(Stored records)

================

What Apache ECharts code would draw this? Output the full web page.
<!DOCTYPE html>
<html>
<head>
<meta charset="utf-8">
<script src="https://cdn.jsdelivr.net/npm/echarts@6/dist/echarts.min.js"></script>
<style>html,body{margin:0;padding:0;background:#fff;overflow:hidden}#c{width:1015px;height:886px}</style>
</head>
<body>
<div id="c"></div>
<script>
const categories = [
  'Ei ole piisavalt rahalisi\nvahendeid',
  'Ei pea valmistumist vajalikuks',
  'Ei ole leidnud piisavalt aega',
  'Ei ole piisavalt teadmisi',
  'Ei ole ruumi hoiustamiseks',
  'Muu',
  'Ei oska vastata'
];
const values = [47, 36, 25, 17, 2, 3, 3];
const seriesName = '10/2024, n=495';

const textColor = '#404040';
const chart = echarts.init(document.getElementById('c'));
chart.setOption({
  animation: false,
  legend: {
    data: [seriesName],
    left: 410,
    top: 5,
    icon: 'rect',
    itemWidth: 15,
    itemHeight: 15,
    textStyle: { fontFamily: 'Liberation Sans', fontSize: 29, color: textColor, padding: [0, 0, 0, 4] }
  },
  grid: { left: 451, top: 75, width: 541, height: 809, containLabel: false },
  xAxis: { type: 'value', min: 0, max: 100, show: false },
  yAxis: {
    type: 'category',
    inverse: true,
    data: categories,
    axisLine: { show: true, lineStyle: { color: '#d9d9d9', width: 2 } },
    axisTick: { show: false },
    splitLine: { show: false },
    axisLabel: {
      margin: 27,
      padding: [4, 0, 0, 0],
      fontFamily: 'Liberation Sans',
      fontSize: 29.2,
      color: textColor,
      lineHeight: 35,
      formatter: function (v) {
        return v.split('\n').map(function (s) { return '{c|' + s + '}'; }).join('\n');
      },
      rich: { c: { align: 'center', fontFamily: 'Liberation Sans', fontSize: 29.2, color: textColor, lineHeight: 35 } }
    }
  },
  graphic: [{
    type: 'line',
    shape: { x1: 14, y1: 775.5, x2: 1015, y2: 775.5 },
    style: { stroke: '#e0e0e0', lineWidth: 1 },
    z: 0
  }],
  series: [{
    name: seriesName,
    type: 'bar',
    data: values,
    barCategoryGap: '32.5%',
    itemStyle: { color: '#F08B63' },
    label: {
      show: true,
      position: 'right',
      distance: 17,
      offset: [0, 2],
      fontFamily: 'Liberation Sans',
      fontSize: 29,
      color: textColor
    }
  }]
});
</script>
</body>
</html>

================

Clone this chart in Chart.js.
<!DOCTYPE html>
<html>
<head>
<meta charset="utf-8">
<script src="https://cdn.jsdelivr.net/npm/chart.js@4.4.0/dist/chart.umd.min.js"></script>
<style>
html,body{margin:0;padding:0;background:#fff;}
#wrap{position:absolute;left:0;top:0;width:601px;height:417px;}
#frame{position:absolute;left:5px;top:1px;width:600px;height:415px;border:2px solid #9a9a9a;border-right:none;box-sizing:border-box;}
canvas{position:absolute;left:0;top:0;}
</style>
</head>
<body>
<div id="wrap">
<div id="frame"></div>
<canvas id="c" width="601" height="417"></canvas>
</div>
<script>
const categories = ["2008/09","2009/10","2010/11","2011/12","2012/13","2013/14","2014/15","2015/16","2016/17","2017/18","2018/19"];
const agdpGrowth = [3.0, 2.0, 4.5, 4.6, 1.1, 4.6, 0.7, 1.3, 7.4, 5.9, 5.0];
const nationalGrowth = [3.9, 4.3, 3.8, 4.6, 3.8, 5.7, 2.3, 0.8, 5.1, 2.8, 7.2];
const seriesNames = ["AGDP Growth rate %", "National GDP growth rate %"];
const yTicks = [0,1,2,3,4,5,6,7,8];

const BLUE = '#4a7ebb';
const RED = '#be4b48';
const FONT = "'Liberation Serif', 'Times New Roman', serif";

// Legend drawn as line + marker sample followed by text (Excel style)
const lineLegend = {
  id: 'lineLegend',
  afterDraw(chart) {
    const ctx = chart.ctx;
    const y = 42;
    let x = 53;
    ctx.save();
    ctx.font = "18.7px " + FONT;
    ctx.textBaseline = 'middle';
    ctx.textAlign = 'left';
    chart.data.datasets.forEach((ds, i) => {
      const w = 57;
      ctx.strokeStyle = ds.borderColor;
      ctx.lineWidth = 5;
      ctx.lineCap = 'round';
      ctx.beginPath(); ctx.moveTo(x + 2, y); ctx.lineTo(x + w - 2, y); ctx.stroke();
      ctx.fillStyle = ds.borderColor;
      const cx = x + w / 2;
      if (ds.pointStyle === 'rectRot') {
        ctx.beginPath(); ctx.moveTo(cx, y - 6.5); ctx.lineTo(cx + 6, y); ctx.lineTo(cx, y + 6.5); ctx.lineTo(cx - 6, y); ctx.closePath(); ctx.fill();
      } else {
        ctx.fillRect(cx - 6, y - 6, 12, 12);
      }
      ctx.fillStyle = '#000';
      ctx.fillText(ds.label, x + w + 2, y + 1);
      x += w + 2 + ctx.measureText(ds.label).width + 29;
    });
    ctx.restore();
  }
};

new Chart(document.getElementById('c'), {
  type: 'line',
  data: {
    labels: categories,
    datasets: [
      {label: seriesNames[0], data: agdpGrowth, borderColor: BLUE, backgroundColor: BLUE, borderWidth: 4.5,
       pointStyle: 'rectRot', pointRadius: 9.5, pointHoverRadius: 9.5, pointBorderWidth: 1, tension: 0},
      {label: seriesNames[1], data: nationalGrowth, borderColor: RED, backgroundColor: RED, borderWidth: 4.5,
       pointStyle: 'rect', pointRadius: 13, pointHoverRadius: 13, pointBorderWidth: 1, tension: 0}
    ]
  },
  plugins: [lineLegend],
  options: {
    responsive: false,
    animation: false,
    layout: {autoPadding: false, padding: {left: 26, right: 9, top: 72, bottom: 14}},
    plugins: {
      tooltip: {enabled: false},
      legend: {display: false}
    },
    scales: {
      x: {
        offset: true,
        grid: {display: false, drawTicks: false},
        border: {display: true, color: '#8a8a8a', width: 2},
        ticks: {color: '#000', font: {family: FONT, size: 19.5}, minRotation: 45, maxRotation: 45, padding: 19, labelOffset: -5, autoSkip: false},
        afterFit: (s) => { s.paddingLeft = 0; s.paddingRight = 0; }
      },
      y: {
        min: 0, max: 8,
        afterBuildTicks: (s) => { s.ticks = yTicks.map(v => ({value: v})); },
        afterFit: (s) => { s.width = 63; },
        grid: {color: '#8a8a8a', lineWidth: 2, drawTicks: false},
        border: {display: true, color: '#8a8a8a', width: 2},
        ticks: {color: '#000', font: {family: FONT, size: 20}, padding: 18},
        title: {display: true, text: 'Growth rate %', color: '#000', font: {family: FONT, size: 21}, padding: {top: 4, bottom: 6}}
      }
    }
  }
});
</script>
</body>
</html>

================

Instructions for the task: Find how many lines of the entries contain "this". Respond with the number only.

Written answer: 2